Reassigning to @lbergelson to review the engine changes in this PR in my absence.
Results of merging 3 files with ~10,000,000 features each from a GCS bucket using my home linux box: CPB 1 is not quite twice as fast as CPB 0, so you were right. CPB > 1 just slows things down.
(Earlier comments erased, because they were stupid: I forgot that I hadn't hooked up prefetch.)
@tedsharpe Thanks for checking. In general I've seen the CPB tends to help a lot when reading through long contiguous stretches of BAM file and less when doing anything on smaller or fragmented data. I'm surprised it didn't make any difference here, but seems like it doesn't so that's fine.
I've seen catastrophic interactions between insufficiently buffered index inputs with it disabled where it ended up performing an http request for every byte, but hopefully that's avoided just by using a buffered reader for it.
I have a plan to someday enable the more intelligent -L aware prefetcher that will use the list of actual positions of interest to buffer more intelligently, but that's not happening on any specific schedule.
I believe all your comments have been addressed. Thanks very much for the review. It was helpful.
Oh: The main reason for reimplementing a text-based feature reader is that the existing Tabix reader reads the entire index (which is huge) into memory right in the constructor. Also, the abstract tabix parsing code doesn't work on some of the weird files people have invented that have odd combinations of header lines. I think there were other reasons, too, that I've forgotten. I studied it a while to see if I could fix it, but eventually came to the conclusion that it was hopeless.

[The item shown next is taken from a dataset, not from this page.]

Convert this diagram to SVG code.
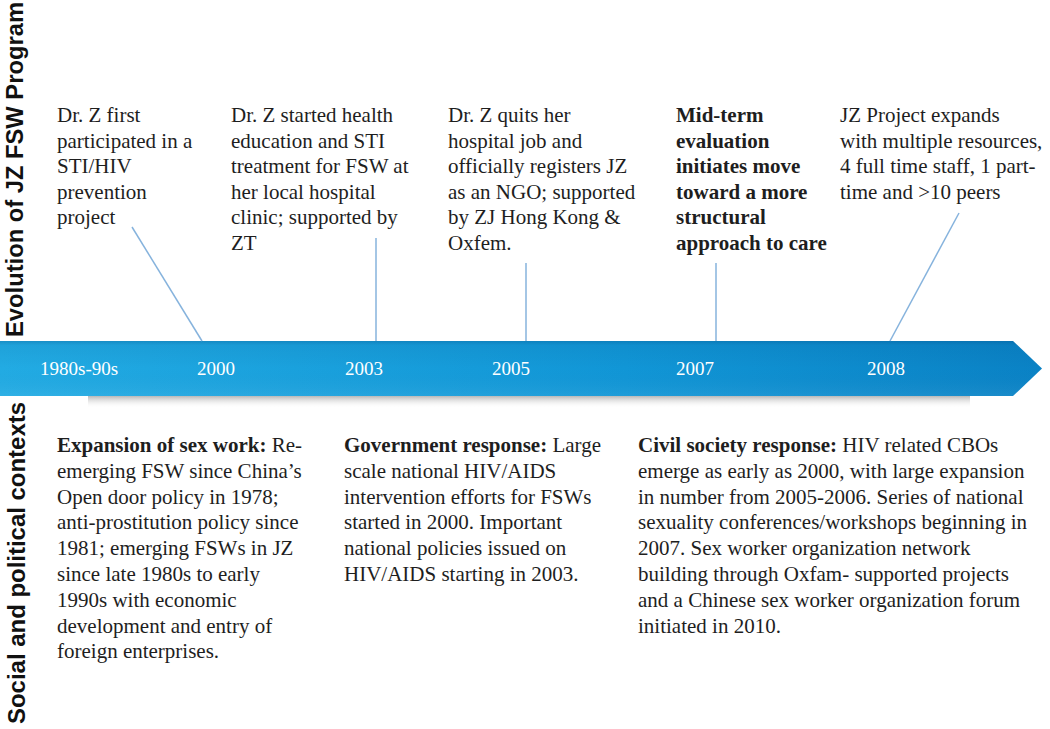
<svg xmlns="http://www.w3.org/2000/svg" width="1050" height="729" viewBox="0 0 1050 729">
<defs>
<linearGradient id="band" x1="0" y1="0" x2="1" y2="0">
<stop offset="0" stop-color="#22abe3"/>
<stop offset="0.6" stop-color="#1196d6"/>
<stop offset="1" stop-color="#0a82c5"/>
</linearGradient>
<linearGradient id="shade" x1="0" y1="0" x2="0" y2="1">
<stop offset="0" stop-color="#003a70" stop-opacity="0.25"/>
<stop offset="0.08" stop-color="#003a70" stop-opacity="0.08"/>
<stop offset="0.5" stop-color="#003a70" stop-opacity="0"/>
<stop offset="1" stop-color="#ffffff" stop-opacity="0.06"/>
</linearGradient>
<linearGradient id="shadow" x1="0" y1="0" x2="0" y2="1">
<stop offset="0" stop-color="#b8b8b8"/>
<stop offset="1" stop-color="#ffffff" stop-opacity="0"/>
</linearGradient>
</defs>
<style>
.t{font-family:"Liberation Serif","Times New Roman",serif;font-size:21px;fill:#1e1e1e}
.b{font-weight:bold}
.yr{font-family:"Liberation Serif","Times New Roman",serif;font-size:19px;fill:#ffffff}
.side{font-family:"Liberation Sans",Arial,sans-serif;font-weight:bold;font-size:23.5px;fill:#111111}
.conn{stroke:#86b3dd;stroke-width:1.5;fill:none}
</style>
<rect x="0" y="0" width="1050" height="729" fill="#ffffff"/>

<g id="side-labels">
<text class="side" transform="translate(23,337) rotate(-90)" textLength="335" lengthAdjust="spacingAndGlyphs">Evolution of JZ FSW Program</text>
<text class="side" transform="translate(25,724) rotate(-90)" textLength="322" lengthAdjust="spacingAndGlyphs">Social and political contexts</text>
</g>

<g id="timeline">
<rect x="88" y="396" width="882" height="12" fill="url(#shadow)"/>
<polygon points="0,341 1013,341 1042,368.5 1013,396 0,396" fill="url(#band)"/>
<polygon points="0,341 1013,341 1042,368.5 1013,396 0,396" fill="url(#shade)"/>
<text class="yr" x="40" y="375">1980s-90s</text>
<text class="yr" x="197" y="375">2000</text>
<text class="yr" x="345" y="375">2003</text>
<text class="yr" x="492" y="375">2005</text>
<text class="yr" x="676" y="375">2007</text>
<text class="yr" x="867" y="375">2008</text>
</g>

<g id="connectors">
<line class="conn" x1="132" y1="227" x2="202" y2="341"/>
<line class="conn" x1="376" y1="238" x2="376" y2="341"/>
<line class="conn" x1="526" y1="263" x2="526" y2="341"/>
<line class="conn" x1="716" y1="263" x2="716" y2="341"/>
<line class="conn" x1="959" y1="213" x2="890" y2="341"/>
</g>

<g id="event-1980s">
<text class="t"><tspan x="57" y="122">Dr. Z first</tspan><tspan x="57" y="147.5">participated in a</tspan><tspan x="57" y="173">STI/HIV</tspan><tspan x="57" y="198.5">prevention</tspan><tspan x="57" y="224">project</tspan></text>
</g>

<g id="event-2003">
<text class="t"><tspan x="231" y="122">Dr. Z started health</tspan><tspan x="231" y="147.5">education and STI</tspan><tspan x="231" y="173">treatment for FSW at</tspan><tspan x="231" y="198.5">her local hospital</tspan><tspan x="231" y="224">clinic; supported by</tspan><tspan x="231" y="249.5">ZT</tspan></text>
</g>

<g id="event-2005">
<text class="t"><tspan x="448" y="122">Dr. Z quits her</tspan><tspan x="448" y="147.5">hospital job and</tspan><tspan x="448" y="173">officially registers JZ</tspan><tspan x="448" y="198.5">as an NGO; supported</tspan><tspan x="448" y="224">by ZJ Hong Kong &amp;</tspan><tspan x="448" y="249.5">Oxfem.</tspan></text>
</g>

<g id="event-2007">
<text class="t b"><tspan x="676" y="122">Mid-term</tspan><tspan x="676" y="147.5">evaluation</tspan><tspan x="676" y="173">initiates move</tspan><tspan x="676" y="198.5">toward a more</tspan><tspan x="676" y="224">structural</tspan><tspan x="676" y="249.5">approach to care</tspan></text>
</g>

<g id="event-2008">
<text class="t"><tspan x="840" y="122">JZ Project expands</tspan><tspan x="840" y="147.5">with multiple resources,</tspan><tspan x="840" y="173">4 full time staff, 1 part-</tspan><tspan x="840" y="198.5">time and &gt;10 peers</tspan></text>
</g>

<g id="context-sex-work">
<text class="t"><tspan x="57" y="452"><tspan class="b">Expansion of sex work:</tspan> Re-</tspan><tspan x="57" y="477.8">emerging FSW since China’s</tspan><tspan x="57" y="503.6">Open door policy in 1978;</tspan><tspan x="57" y="529.4">anti-prostitution policy since</tspan><tspan x="57" y="555.2">1981; emerging FSWs in JZ</tspan><tspan x="57" y="581">since late 1980s to early</tspan><tspan x="57" y="606.8">1990s with economic</tspan><tspan x="57" y="632.6">development and entry of</tspan><tspan x="57" y="658.4">foreign enterprises.</tspan></text>
</g>

<g id="context-government">
<text class="t"><tspan x="344" y="452"><tspan class="b">Government response:</tspan> Large</tspan><tspan x="344" y="477.8">scale national HIV/AIDS</tspan><tspan x="344" y="503.6">intervention efforts for FSWs</tspan><tspan x="344" y="529.4">started in 2000. Important</tspan><tspan x="344" y="555.2">national policies issued on</tspan><tspan x="344" y="581">HIV/AIDS starting in 2003.</tspan></text>
</g>

<g id="context-civil-society">
<text class="t"><tspan x="638" y="452"><tspan class="b">Civil society response:</tspan> HIV related CBOs</tspan><tspan x="638" y="477.8">emerge as early as 2000, with large expansion</tspan><tspan x="638" y="503.6">in number from 2005-2006. Series of national</tspan><tspan x="638" y="529.4">sexuality conferences/workshops beginning in</tspan><tspan x="638" y="555.2">2007. Sex worker organization network</tspan><tspan x="638" y="581">building through Oxfam- supported projects</tspan><tspan x="638" y="606.8">and a Chinese sex worker organization forum</tspan><tspan x="638" y="632.6">initiated in 2010.</tspan></text>
</g>
</svg>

@tedsharpe So we've addressed a bunch of the issues you've mentioned in the new htsjdk.beta reader apis. In particular we now optimize the decoding checks so that we only scan the beginning of the files exactly once and the give the necessary bytes to all available codecs. That should work in combination with your optimization to push down the filtering which makes a lot of sense as well.
Lazily loading the indexes when you need to query for them is a good idea. I think the thought behind aggressively loading them was probably to handle potential errors up front instead of waiting until later, and it's confounded by the bad choice of automatically discovering indexes by default so the engine can't tell if there SHOULD be an index until it tries and fails to load it. We've also addressed that in the new APIs to give the client more control over how indexes are discovered which should allow for cleaner lazy loading and things like that.